-- START --

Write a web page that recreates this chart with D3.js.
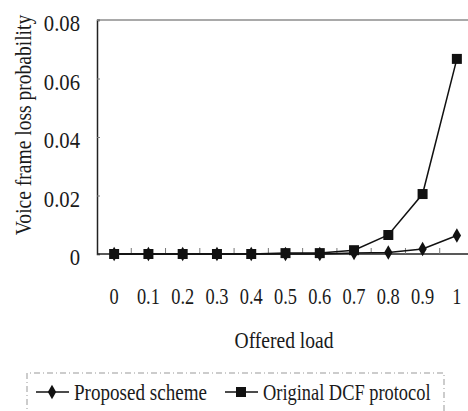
<!DOCTYPE html>
<html><head><meta charset="utf-8">
<script src="https://cdn.jsdelivr.net/npm/d3@7"></script>
<style>body{margin:0;background:#fff}svg{display:block}text{font-family:"Liberation Serif","Times New Roman",serif;fill:#1a1a1a}</style>
</head><body>
<script>
const categories = ["0","0.1","0.2","0.3","0.4","0.5","0.6","0.7","0.8","0.9","1"];
const proposed = [0,0,0,0,0,0,0,0.0003,0.0005,0.0017,0.0063];
const original = [0,0,0,0,0,0.0003,0.0003,0.0013,0.0065,0.0205,0.0667];
const yTicks = [0,0.02,0.04,0.06,0.08];
const seriesNames = ["Proposed scheme","Original DCF protocol"];

(function(){
const W=468,H=411;
const svg=d3.select("body").append("svg").attr("width",W).attr("height",H);
const pL=97, pR=474, pT=20, pB=254;
const x=d3.scaleBand().domain(categories).range([pL,pR]);
const y=d3.scaleLinear().domain([0,0.08]).range([pB,pT]);
const cx=d=>x(d)+x.bandwidth()/2;

svg.append("line").attr("x1",pL).attr("x2",pR).attr("y1",pT).attr("y2",pT).attr("stroke","#555").attr("stroke-width",1.2);
const ya=svg.append("g").attr("transform",`translate(${pL},0)`).call(d3.axisRight(y).tickValues(yTicks).tickSize(3).tickFormat(""));
ya.select(".domain").attr("stroke","#222").attr("stroke-width",1.5);
ya.selectAll(".tick line").attr("stroke","#777");
svg.append("g").selectAll("text").data(yTicks).join("text")
  .attr("transform",d=>`translate(${pL-17},${y(d)+3}) scale(0.9,1)`).attr("dy","0.35em").attr("text-anchor","end")
  .style("font-size","23px").text(d=>d===0?"0":d.toFixed(2));
svg.append("line").attr("x1",pL).attr("x2",pR).attr("y1",pB).attr("y2",pB).attr("stroke","#222").attr("stroke-width",1.5);
svg.append("g").selectAll("line").data(categories.slice(1)).join("line")
  .attr("x1",d=>x(d)).attr("x2",d=>x(d)).attr("y1",pB).attr("y2",pB-6).attr("stroke","#777");
svg.append("g").selectAll("text").data(categories).join("text")
  .attr("transform",d=>`translate(${cx(d)},296) scale(0.8,1)`).attr("dy","0.35em").attr("text-anchor","middle")
  .style("font-size","23px").text(d=>d);
svg.append("text").attr("transform","translate(284,340) scale(0.85,1)").attr("dy","0.35em").attr("text-anchor","middle").style("font-size","23px").text("Offered load");
svg.append("text").attr("transform","translate(23,125) rotate(-90) scale(0.85,1)").attr("dy","0.35em").attr("text-anchor","middle").style("font-size","23px").text("Voice frame loss probability");

const line=d3.line().x((d,i)=>cx(categories[i])).y(d=>y(d));
const diamond=d3.symbol().type(d3.symbolDiamond).size(60);
const square=d3.symbol().type(d3.symbolSquare).size(100);
function drawSeries(data,sym){
  svg.append("path").datum(data).attr("d",line).attr("fill","none").attr("stroke","#111").attr("stroke-width",1.5);
  svg.append("g").selectAll("path").data(data).join("path")
    .attr("transform",(d,i)=>`translate(${cx(categories[i])},${y(d)})`).attr("d",sym).attr("fill","#111");
}
drawSeries(proposed,diamond);
drawSeries(original,square);

svg.append("path").attr("d","M27,418 V373 H444 V418").attr("fill","none").attr("stroke","#999").attr("stroke-dasharray","6,3,1,3");
const leg=[{n:seriesNames[0],s:diamond,x0:36,sx:0.83},{n:seriesNames[1],s:square,x0:225,sx:0.8}];
leg.forEach(l=>{
  svg.append("line").attr("x1",l.x0).attr("x2",l.x0+33).attr("y1",392).attr("y2",392).attr("stroke","#111").attr("stroke-width",1.5);
  svg.append("path").attr("transform",`translate(${l.x0+16},392)`).attr("d",l.s).attr("fill","#111");
  svg.append("text").attr("transform",`translate(${l.x0+38},392) scale(${l.sx},1)`).attr("dy","0.35em").style("font-size","23px").text(l.n);
});
})();
</script>
</body></html>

-- END --

Request
Go from the first line of the listing to the line holding "const cx=d=>x(d)+x.bandwidth()/2;" and, please, transcribe those lines exactly, both included, with no pictures.

Answer below
Write a web page that recreates this chart with D3.js.
<!DOCTYPE html>
<html><head><meta charset="utf-8">
<script src="https://cdn.jsdelivr.net/npm/d3@7"></script>
<style>body{margin:0;background:#fff}svg{display:block}text{font-family:"Liberation Serif","Times New Roman",serif;fill:#1a1a1a}</style>
</head><body>
<script>
const categories = ["0","0.1","0.2","0.3","0.4","0.5","0.6","0.7","0.8","0.9","1"];
const proposed = [0,0,0,0,0,0,0,0.0003,0.0005,0.0017,0.0063];
const original = [0,0,0,0,0,0.0003,0.0003,0.0013,0.0065,0.0205,0.0667];
const yTicks = [0,0.02,0.04,0.06,0.08];
const seriesNames = ["Proposed scheme","Original DCF protocol"];

(function(){
const W=468,H=411;
const svg=d3.select("body").append("svg").attr("width",W).attr("height",H);
const pL=97, pR=474, pT=20, pB=254;
const x=d3.scaleBand().domain(categories).range([pL,pR]);
const y=d3.scaleLinear().domain([0,0.08]).range([pB,pT]);
const cx=d=>x(d)+x.bandwidth()/2;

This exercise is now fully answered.